The charges of high treason and sedition against Jesus were all the more serious because the Romans believed Palestine to be the hotbed of insurrection and sedition, and the birthplace of pretenders to kingly powers. They had recently had trouble with claimants to thrones, some of them from the lowest and most ignoble ranks. Judas, the son of Hezekiah, whom Herod had caused to be put to death, proclaimed royal intentions, gathered quite a multitude of adherents about him in the neighborhood of Sepphoris in Galilee, raised an insurrection, assaulted and captured the palace of the king at Sepphoris, seized all the weapons that were stored away in it, and armed his followers with them. Josephus does not tell us what became of this royal pretender; but he does say that "he became terrible to all men, by tearing and rending those that came near him."[76]
In the province of Perea, a certain Simon, who was formerly a slave of Herod, collected a band of followers, and had himself proclaimed king by them. He burned down the royal palace at Jericho, after having plundered it. A detachment under the command of the Roman general Gratus made short work of the pretensions of Simon by capturing his adherents and putting him to death.[77]

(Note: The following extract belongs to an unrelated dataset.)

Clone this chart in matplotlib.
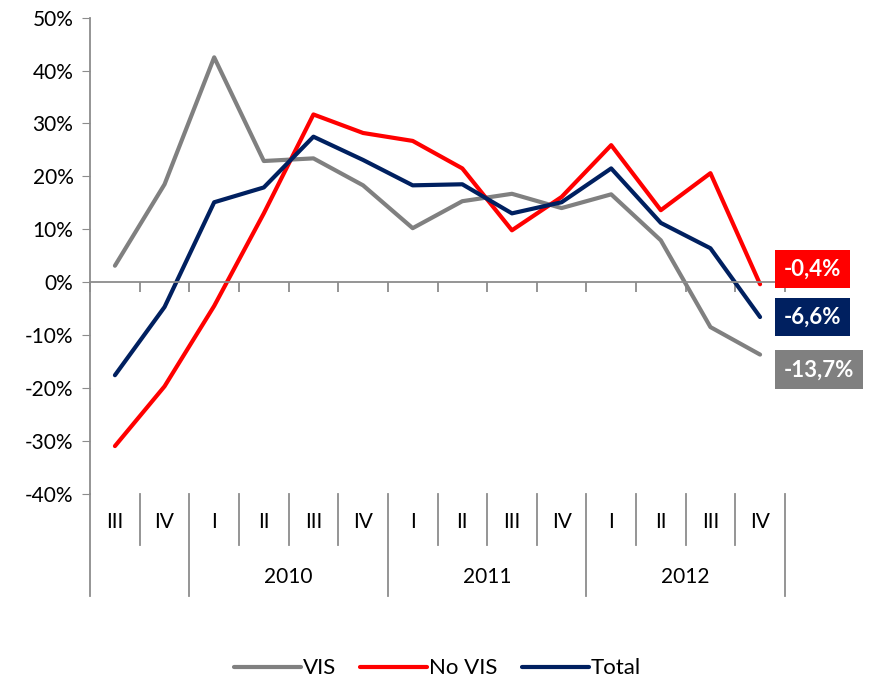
import matplotlib.pyplot as plt
import matplotlib.transforms as mtransforms

plt.rcParams['font.family'] = ['Lato', 'DejaVu Sans']

quarters = ["III", "IV", "I", "II", "III", "IV", "I", "II", "III", "IV",
            "I", "II", "III", "IV"]
years = ["2010", "2011", "2012"]
year_spans = [(1.5, 5.5), (5.5, 9.5), (9.5, 13.5)]

vis = [3.1, 18.5, 42.5, 22.9, 23.4, 18.3, 10.2, 15.3, 16.7, 14.0,
       16.6, 7.9, -8.5, -13.7]
no_vis = [-31.0, -19.7, -4.5, 13.0, 31.7, 28.2, 26.7, 21.5, 9.8, 16.1,
          25.9, 13.6, 20.6, -0.4]
total = [-17.6, -4.7, 15.1, 17.9, 27.5, 23.1, 18.3, 18.5, 13.0, 15.1,
         21.5, 11.2, 6.4, -6.6]

c_vis = "#808080"
c_novis = "#FF0000"
c_total = "#002060"
axis_c = "#8c8c8c"

fig = plt.figure(figsize=(8.75, 6.8), dpi=100)
ax = fig.add_axes([0.103, 0.274, 0.794, 0.7])

x = list(range(len(quarters)))
ax.plot(x, vis, color=c_vis, lw=3, label="VIS", solid_capstyle="round")
ax.plot(x, no_vis, color=c_novis, lw=3, label="No VIS", solid_capstyle="round")
ax.plot(x, total, color=c_total, lw=3, label="Total", solid_capstyle="round")

ax.set_xlim(-0.5, 13.5)
ax.set_ylim(-40, 50)
ax.set_yticks(range(-40, 51, 10))
ax.set_yticklabels([f"{v}%" for v in range(-40, 51, 10)], fontsize=15)
ax.tick_params(axis="y", direction="out", length=6, color=axis_c, pad=6)

for s in ["top", "right"]:
    ax.spines[s].set_visible(False)
ax.spines["left"].set_color(axis_c)
ax.spines["left"].set_linewidth(1.3)
ax.spines["bottom"].set_position(("data", 0))
ax.spines["bottom"].set_color(axis_c)
ax.spines["bottom"].set_linewidth(1.3)
ax.set_xticks([b + 0.5 for b in range(-1, 14)])
ax.set_xticklabels([])
ax.tick_params(axis="x", direction="out", length=7, color=axis_c, width=1.3)

# category axis below the plot
trans = mtransforms.blended_transform_factory(ax.transData, ax.transAxes)
q_bottom = -0.107
y_bottom = -0.214
ax.plot([-0.5, -0.5], [0, y_bottom], transform=trans, color=axis_c, lw=1.3,
        clip_on=False)
for b in range(len(quarters)):
    edge = b + 0.5
    long_sep = any(abs(edge - e) < 1e-6 for span in year_spans for e in span)
    ax.plot([edge, edge], [0, y_bottom if long_sep else q_bottom],
            transform=trans, color=axis_c, lw=1.3, clip_on=False)
for i, q in enumerate(quarters):
    ax.text(i, -0.059, q, transform=trans, ha="center", va="center",
            fontsize=15)
for yr, (a, b) in zip(years, year_spans):
    ax.text((a + b) / 2, -0.176, yr, transform=trans, ha="center",
            va="center", fontsize=15)

# end labels
end_labels = [(no_vis[-1], c_novis, 11), (total[-1], c_total, 0),
              (vis[-1], c_vis, -11)]
for val, col, dy in end_labels:
    ax.annotate(f"{val:.1f}%".replace(".", ","), xy=(13, val),
                xytext=(17, dy), textcoords="offset points",
                ha="left", va="center", fontsize=16, fontweight="bold",
                color="white", annotation_clip=False,
                bbox=dict(boxstyle="square,pad=0.4", fc=col, ec="none"))

fig.legend(loc="lower center", ncol=3, frameon=False, fontsize=16,
           bbox_to_anchor=(0.5, -0.027), handlelength=3.0, handletextpad=0.1,
           columnspacing=1.1)

fig.savefig("out.png", dpi=100)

Again, a certain peasant named Athronges, formerly a shepherd, claimed to be a king, and for a long time, in concert with his four brothers, annoyed the authorities of the country, until the insurrection was finally broken up by Gratus and Ptolemy.[78]
In short, during the life of Jesus, Judea was passing through a period of great religious and political excitement. The Messiah was expected and a king was hoped for; and numerous pretenders appeared from time to time. The Roman governors were constantly on the outlook for acts of sedition and treason. And when the Jews led Jesus into the presence of Pilate and charged Him with claiming to be a king, the recent cases of Judas, Simon, and Athronges must have arisen in his mind, quickened his interest in the pretensions of the prisoner of the Jews, and must have awakened his sense of loyalty as Cæsar's representative. The lowliness of Jesus, being a carpenter, did not greatly allay his fears; for he must have remembered that Simon was once a slave and that Athronges was nothing more than a simple shepherd.
When Pilate had heard the accusations of the Jews, he deliberately arose from his judgment seat, gathered his toga about him, motioned the mob to stand back, and beckoned Jesus to follow him into the palace. St. John alone tells us of this occurrence.[79]
At another time, in the Galilean simplicity and freedom of His nature, the Prophet of Nazareth had spoken with a tinge of censure and sarcasm of the rulers of the Gentiles that lorded it over their subjects,[80] and had declared that "they that wear soft clothing are in kings' houses."[81] Now the lowly Jewish peasant was entering for the first time a palace of one of the rulers of the Gentiles in which were soft raiment and royal purple. The imagination is helpless to picture the historical reflections born of the memories of that hour. A meek and lowly carpenter enters a king's palace on his way to an ignominious death upon the cross; and yet the greatest kings of all the centuries that followed were humble worshipers in their palaces before the cross that had been the instrument of his torture and degradation. Such is the irony of history; such is the mystery of God's providence; such is the mystic ebb and flow of the tides and currents of destiny and fate.